* Begin *

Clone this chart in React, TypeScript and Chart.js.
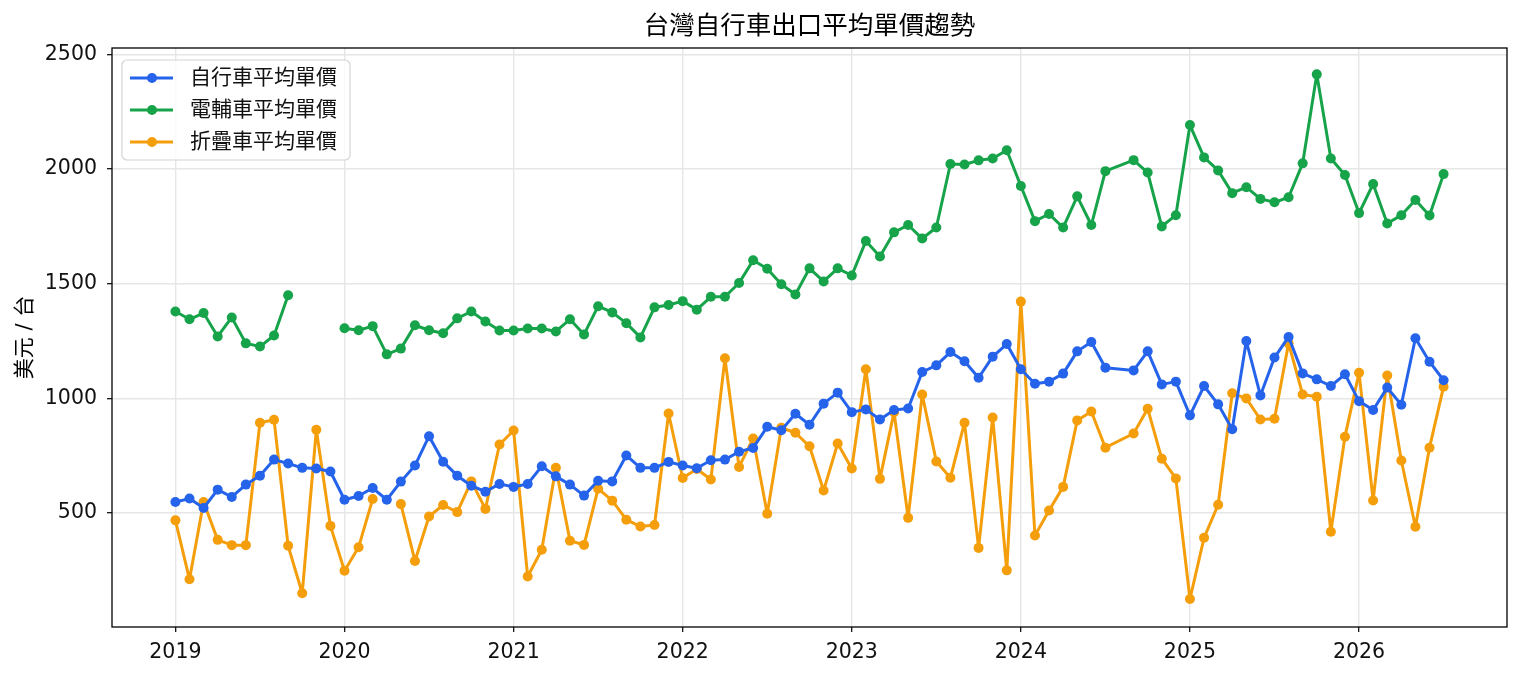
import { useEffect, useRef } from "react";
import { Chart, registerables } from "chart.js";

Chart.register(...registerables);

// 2024-08 has no row in the source data, so it is simply left out
const months = [
  "2019-01", "2019-02", "2019-03", "2019-04", "2019-05", "2019-06", "2019-07", "2019-08", "2019-09", "2019-10", "2019-11", "2019-12",
  "2020-01", "2020-02", "2020-03", "2020-04", "2020-05", "2020-06", "2020-07", "2020-08", "2020-09", "2020-10", "2020-11", "2020-12",
  "2021-01", "2021-02", "2021-03", "2021-04", "2021-05", "2021-06", "2021-07", "2021-08", "2021-09", "2021-10", "2021-11", "2021-12",
  "2022-01", "2022-02", "2022-03", "2022-04", "2022-05", "2022-06", "2022-07", "2022-08", "2022-09", "2022-10", "2022-11", "2022-12",
  "2023-01", "2023-02", "2023-03", "2023-04", "2023-05", "2023-06", "2023-07", "2023-08", "2023-09", "2023-10", "2023-11", "2023-12",
  "2024-01", "2024-02", "2024-03", "2024-04", "2024-05", "2024-06", "2024-07", "2024-09", "2024-10", "2024-11", "2024-12",
  "2025-01", "2025-02", "2025-03", "2025-04", "2025-05", "2025-06", "2025-07", "2025-08", "2025-09", "2025-10", "2025-11", "2025-12",
  "2026-01", "2026-02", "2026-03", "2026-04", "2026-05", "2026-06", "2026-07",
];

const bikePrice = [
  548, 563, 522, 602, 570, 624, 663, 733, 716, 697, 694, 681,
  558, 574, 609, 558, 637, 707, 835, 724, 663, 619, 593, 627,
  614, 627, 704, 660, 624, 576, 641, 638, 751, 697, 697, 723,
  707, 695, 730, 733, 767, 784, 876, 861, 933, 885, 977, 1025,
  940, 952, 908, 949, 956, 1115, 1144, 1202, 1162, 1090, 1182, 1237,
  1127, 1064, 1073, 1108, 1205, 1246, 1134, 1122, 1205, 1061, 1073,
  926, 1054, 974, 865, 1250, 1013, 1178, 1268, 1109, 1083, 1054, 1105,
  988, 949, 1047, 972, 1262, 1160, 1079,
];

const ebikePrice = [
  1379, 1345, 1372, 1270, 1353, 1240, 1226, 1274, 1450, null, null, null,
  1306, 1297, 1315, 1192, 1217, 1319, 1297, 1284, 1349, 1379, 1335, 1296,
  1296, 1305, 1305, 1292, 1345, 1279, 1402, 1375, 1328, 1266, 1397, 1407,
  1424, 1387, 1443, 1443, 1503, 1602, 1565, 1498, 1453, 1567, 1510, 1567,
  1536, 1686, 1619, 1724, 1756, 1697, 1745, 2022, 2020, 2038, 2046, 2082,
  1926, 1773, 1804, 1745, 1881, 1756, 1991, 2039, 1985, 1750, 1799,
  2192, 2051, 1994, 1895, 1921, 1870, 1855, 1877, 2025, 2413, 2046, 1974,
  1808, 1935, 1763, 1799, 1865, 1798, 1978,
];

const foldingPrice = [
  468, 211, 548, 383, 360, 360, 894, 907, 357, 150, 863, 444,
  248, 351, 561, null, 539, 291, 485, 535, 504, 638, 518, 799,
  860, 223, 340, 697, 379, 361, 606, 554, 471, 441, 448, 934,
  653, 692, 646, 1175, 701, 825, 497, 872, 850, 791, 598, 803,
  694, 1127, 649, 940, 479, 1017, 725, 654, 894, 348, 917, 250,
  1422, 402, 511, 614, 904, 943, 785, 847, 955, 737, 651,
  125, 392, 536, 1022, 1000, 908, 911, 1240, 1017, 1007, 418, 833,
  1112, 555, 1100, 729, 440, 785, 1051,
];

const seriesNames = ["自行車平均單價", "電輔車平均單價", "折疊車平均單價"];
const seriesColors = ["#2563eb", "#16a34a", "#f59e0b"];

const xTicks = [2019, 2020, 2021, 2022, 2023, 2024, 2025, 2026];
const yTicks = [500, 1000, 1500, 2000, 2500];

const chartTitle = "台灣自行車出口平均單價趨勢";
const yLabel = "美元 / 台";

const FONT = '"DejaVu Sans", "Noto Sans CJK TC", sans-serif';

const toYear = (m: string) => {
  const [y, mo] = m.split("-").map(Number);
  return y + (mo - 1) / 12;
};

const toPoints = (values: (number | null)[]) =>
  months.map((m, i) => ({ x: toYear(m), y: values[i] }));

// title, y label, axes frame and the legend box, drawn the way matplotlib does
const decorations = {
  id: "decorations",
  afterDatasetsDraw(chart: any) {
    const { ctx, chartArea } = chart;
    ctx.save();
    ctx.strokeStyle = "#000";
    ctx.lineWidth = 1.3;
    ctx.strokeRect(
      chartArea.left,
      chartArea.top,
      chartArea.right - chartArea.left,
      chartArea.bottom - chartArea.top
    );
    ctx.restore();
  },
  afterDraw(chart: any) {
    const { ctx, chartArea } = chart;
    ctx.save();

    ctx.fillStyle = "#000";
    ctx.font = `25.5px ${FONT}`;
    ctx.textAlign = "center";
    ctx.textBaseline = "middle";
    ctx.fillText(chartTitle, (chartArea.left + chartArea.right) / 2, 27);

    ctx.save();
    ctx.translate(26, (chartArea.top + chartArea.bottom) / 2);
    ctx.rotate(-Math.PI / 2);
    ctx.font = `21px ${FONT}`;
    ctx.fillText(yLabel, 0, 0);
    ctx.restore();

    const bx = chartArea.left + 10;
    const by = chartArea.top + 12;
    ctx.fillStyle = "rgba(255,255,255,0.8)";
    ctx.strokeStyle = "#d4d4d4";
    ctx.lineWidth = 1.2;
    ctx.beginPath();
    ctx.roundRect(bx, by, 228, 100, 5);
    ctx.fill();
    ctx.stroke();

    ctx.font = `21px ${FONT}`;
    ctx.textAlign = "left";
    ctx.textBaseline = "middle";
    chart.data.datasets.forEach((ds: any, i: number) => {
      const cy = by + 18 + i * 32;
      ctx.strokeStyle = ds.borderColor;
      ctx.lineWidth = 3;
      ctx.beginPath();
      ctx.moveTo(bx + 8, cy);
      ctx.lineTo(bx + 51, cy);
      ctx.stroke();
      ctx.fillStyle = ds.borderColor;
      ctx.beginPath();
      ctx.arc(bx + 30, cy, 5, 0, Math.PI * 2);
      ctx.fill();
      ctx.fillStyle = "#111";
      ctx.fillText(ds.label, bx + 68, cy + 1);
    });

    ctx.restore();
  },
};

const PriceTrendChart = () => {
  const chartRef = useRef<HTMLCanvasElement>(null);
  const chartInstance = useRef<Chart | null>(null);

  useEffect(() => {
    if (!chartRef.current) return;
    if (chartInstance.current) chartInstance.current.destroy();

    const series = [bikePrice, ebikePrice, foldingPrice];
    const grid = {
      color: "#e6e6e6",
      lineWidth: 1.4,
      tickColor: "#000",
      tickLength: 5,
      tickWidth: 1.2,
    };

    chartInstance.current = new Chart(chartRef.current, {
      type: "line",
      data: {
        datasets: series.map((values, i) => ({
          label: seriesNames[i],
          data: toPoints(values),
          borderColor: seriesColors[i],
          backgroundColor: seriesColors[i],
          pointBackgroundColor: seriesColors[i],
          pointBorderWidth: 0,
          pointRadius: 5,
          borderWidth: 3,
          borderJoinStyle: "round",
          borderCapStyle: "round",
          spanGaps: false,
          tension: 0,
        })),
      },
      plugins: [decorations],
      options: {
        animation: false,
        responsive: true,
        maintainAspectRatio: false,
        layout: { padding: { top: 48, right: 15, left: 0, bottom: 0 } },
        plugins: {
          legend: { display: false },
          title: { display: false },
          tooltip: { enabled: false },
        },
        scales: {
          x: {
            type: "linear",
            min: 2018.625,
            max: 2026.875,
            afterBuildTicks: (scale: any) => {
              scale.ticks = xTicks.map((v) => ({ value: v }));
            },
            afterFit: (scale: any) => {
              scale.height = 50;
            },
            ticks: {
              color: "#111",
              padding: 8,
              maxRotation: 0,
              font: { family: FONT, size: 20.5 },
              callback: (v: any) => String(v),
            },
            grid,
            border: { display: false },
          },
          y: {
            min: 3,
            max: 2528,
            afterBuildTicks: (scale: any) => {
              scale.ticks = yTicks.map((v) => ({ value: v }));
            },
            afterFit: (scale: any) => {
              scale.width = 112;
            },
            ticks: {
              color: "#111",
              padding: 10,
              font: { family: FONT, size: 20.5 },
              callback: (v: any) => String(v),
            },
            grid,
            border: { display: false },
          },
        },
      },
    });

    return () => {
      if (chartInstance.current) {
        chartInstance.current.destroy();
        chartInstance.current = null;
      }
    };
  }, []);

  return (
    <div
      style={{
        position: "fixed",
        left: 0,
        top: 0,
        width: "1522px",
        height: "677px",
        background: "#fff",
      }}
    >
      <canvas ref={chartRef}></canvas>
    </div>
  );
};

export default function App() {
  return <PriceTrendChart />;
}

* End *

- Stated task:
Please repeat exactly the data above from its first line to the line that contains "Chart.register(...registerables);", inclusive, and leave every picture out.

- Response to this exercise:
Clone this chart in React, TypeScript and Chart.js.
import { useEffect, useRef } from "react";
import { Chart, registerables } from "chart.js";

Chart.register(...registerables);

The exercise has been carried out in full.